Revocation assists in key rolling as well as locking down systems in the
case of an intrusion.
For more information, see the introduction section
of the Vault website.
Getting Started & Documentation
All documentation is available on the Vault website.
Developing Vault
If you wish to work on Vault itself or any of its built-in systems,
you'll first need Go installed on your
machine (version 1.8+ is required).
For local dev first make sure Go is properly installed, including setting up a
GOPATH. Next, clone this repository
into $GOPATH/src/github.com/hashicorp/vault
. You can then download any
required build tools by bootstrapping your environment:
$ make bootstrap
...
To compile a development version of Vault, run make
or make dev
. This will
put the Vault binary in the bin
and $GOPATH/bin
folders:
$ make dev
...
$ bin/vault
...
To run tests, type make test
. Note: this requires Docker to be installed. If
this exits with exit status 0, then everything is working!
$ make test
...
If you're developing a specific package, you can run tests for just that
package by specifying the TEST
variable. For example below, only
vault
package tests will be run.
$ make test TEST=./vault
...
Acceptance Tests
Vault has comprehensive acceptance tests
covering most of the features of the secret and auth backends.

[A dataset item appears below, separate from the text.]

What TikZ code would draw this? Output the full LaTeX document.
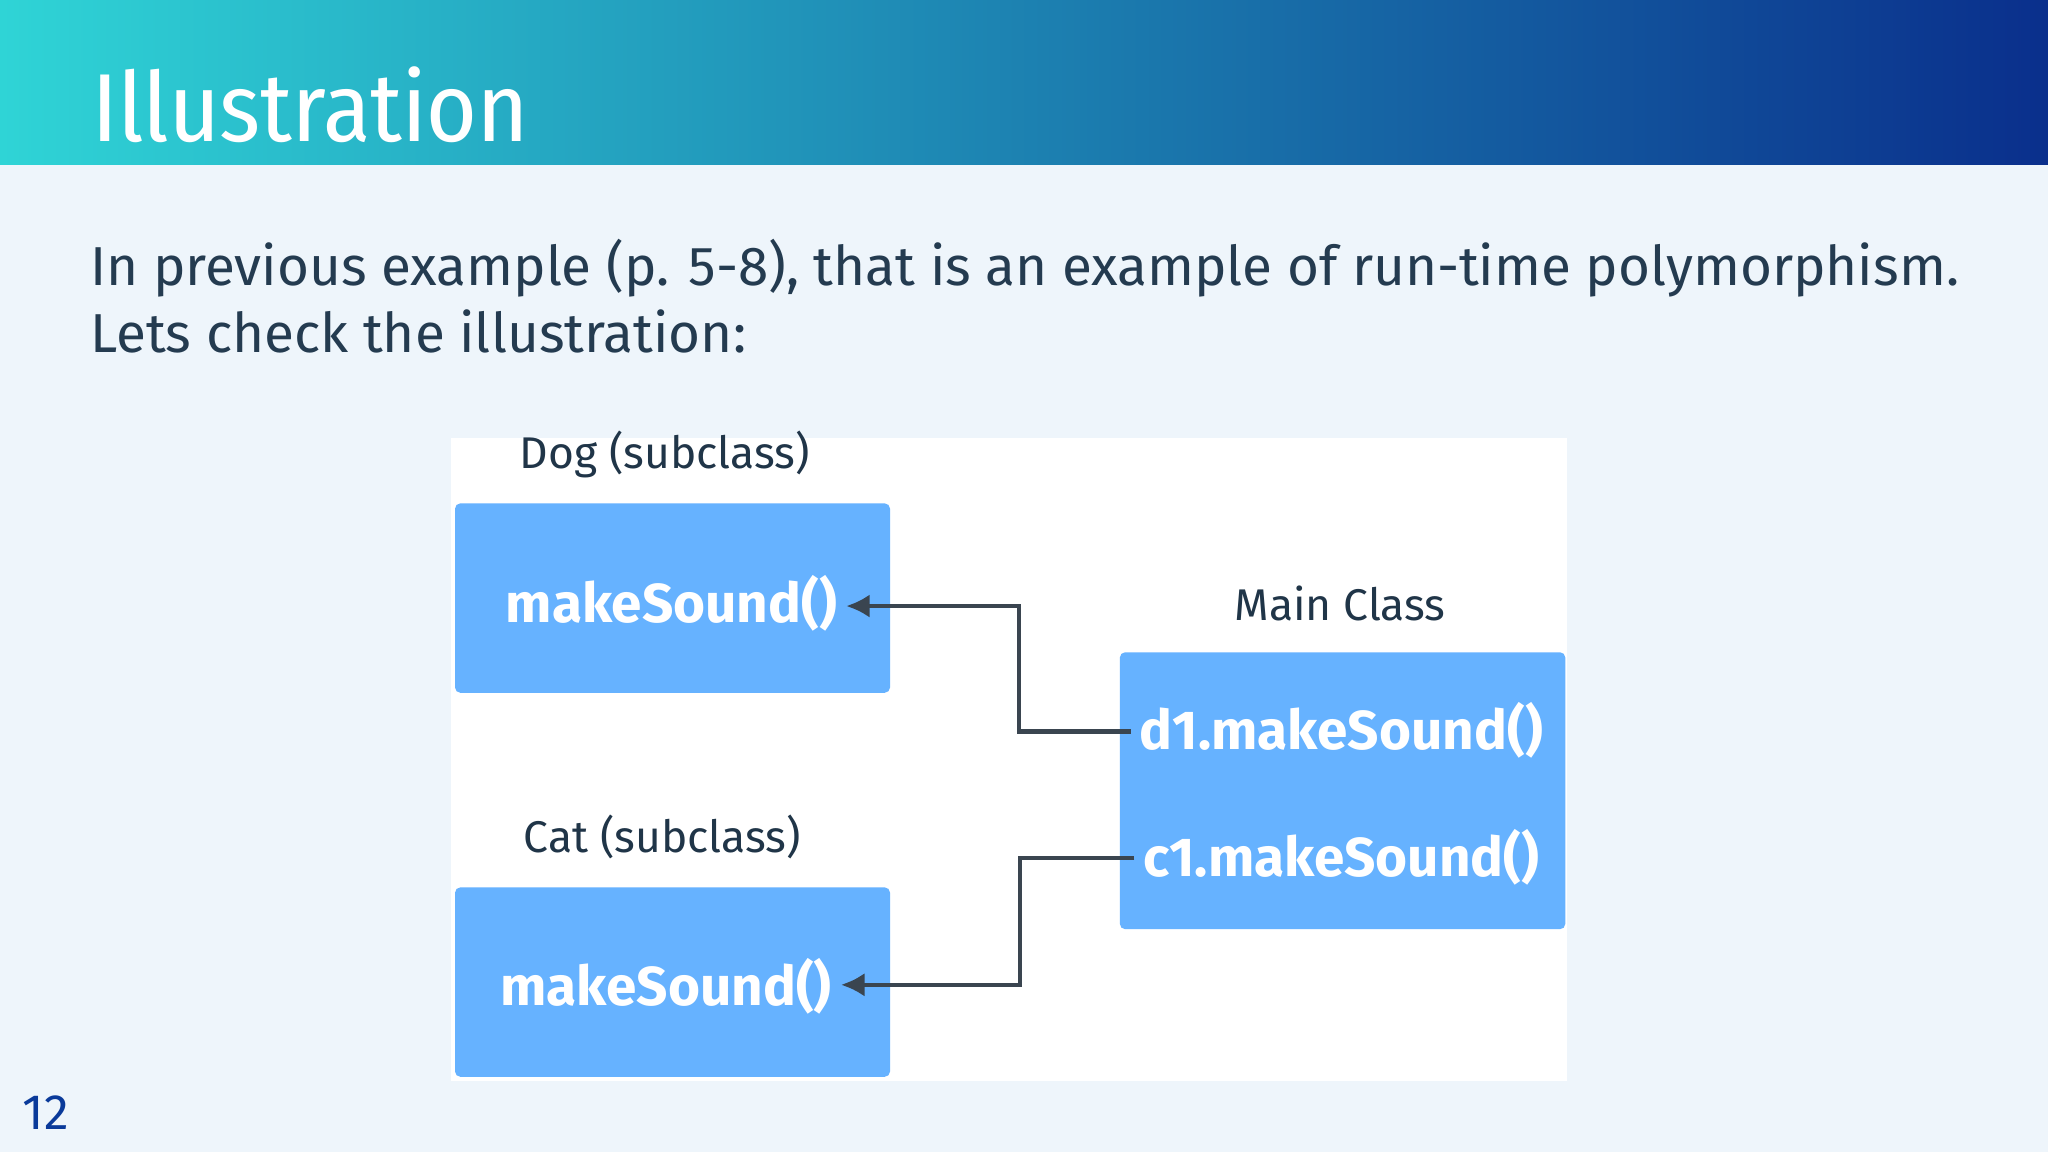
\documentclass[tikz,border=0pt]{standalone}
\usepackage{fontspec}
\setmainfont{Fira Sans}
\newfontfamily\condfont{Fira Sans Condensed}
\definecolor{bg}{HTML}{EEF5FB}
\definecolor{boxc}{HTML}{66B2FF}
\definecolor{txt}{HTML}{243B50}
\definecolor{numc}{HTML}{0A3A9A}
\definecolor{lnc}{HTML}{3A4550}
\usetikzlibrary{arrows.meta}
\tikzset{
  cls/.style={fill=boxc, rounded corners=2pt, draw=none},
  lbl/.style={font=\fontsize{17}{20}\selectfont, text=txt!90!black},
  mtxt/.style={font=\fontsize{21}{24}\selectfont\bfseries, text=white},
  conn/.style={draw=lnc, line width=1.6pt, -{Latex[length=9pt,width=9pt]}}
}
\begin{document}
\begin{tikzpicture}[x=0.5pt,y=-0.5pt]
\useasboundingbox (0,0) rectangle (1568,882);
\fill[bg] (0,0) rectangle (1568,882);
\shade[left color={rgb,255:red,47;green,212;blue,214}, right color={rgb,255:red,10;green,47;blue,140}] (0,0) rectangle (1568,126);
\node[anchor=west, text=white, font=\condfont\fontsize{37}{42}\selectfont] (title) at (64,80) {Illustration};
\node[anchor=north west, align=left, text=txt, font=\fontsize{21}{25.5}\selectfont] (body) at (62,176)
 {In previous example (p. 5-8), that is an example of run-time polymorphism.\\Lets check the illustration:};
\fill[white] (345,335) rectangle (1200,828);
\node[cls, minimum width=166.5pt, minimum height=72.5pt, anchor=north west] (dog) at (348,385) {};
\node[cls, minimum width=166.5pt, minimum height=72.5pt, anchor=north west] (cat) at (348,679) {};
\node[cls, minimum width=170.5pt, minimum height=106pt, anchor=north west] (main) at (857,499) {};
\node[lbl] (dogl) at (509,348) {Dog (subclass)};
\node[lbl] (catl) at (507,641) {Cat (subclass)};
\node[lbl] (mainl) at (1026,462) {Main Class};
\node[mtxt] (dm) at (514,462) {makeSound()};
\node[mtxt] (cm) at (510,755) {makeSound()};
\node[mtxt] (d1) at (1027,559) {d1.makeSound()};
\node[mtxt] (c1) at (1027,656) {c1.makeSound()};
\coordinate (a1) at (780,560);
\coordinate (a2) at (780,464);
\coordinate (b1) at (781,657);
\coordinate (b2) at (781,754);
\draw[conn] (d1.west |- a1) -- (a1) -- (a2) -- (a2 -| dm.east);
\draw[conn] (c1.west |- b1) -- (b1) -- (b2) -- (b2 -| cm.east);
\node[text=numc, font=\fontsize{19}{22}\selectfont] (pg) at (35,852) {12};
\end{tikzpicture}
\end{document}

If you're working on a feature of a secret or auth backend and want to
verify it is functioning (and also hasn't broken anything else), we recommend
running the acceptance tests.
Warning: The acceptance tests create/destroy/modify real resources, which
may incur real costs in some cases. In the presence of a bug, it is technically
possible that broken backends could leave dangling data behind. Therefore,
please run the acceptance tests at your own risk. At the very least,
we recommend running them in their own private account for whatever backend
you're testing.
To run the acceptance tests, invoke make testacc
:
$ make testacc TEST=./builtin/logical/consul
...
The TEST
variable is required, and you should specify the folder where the
backend is. The TESTARGS
variable is recommended to filter down to a specific
resource to test, since testing all of them at once can sometimes take a very
long time.
Acceptance tests typically require other environment variables to be set for
things such as access keys. The test itself should error early and tell
you what to set, so it is not documented here.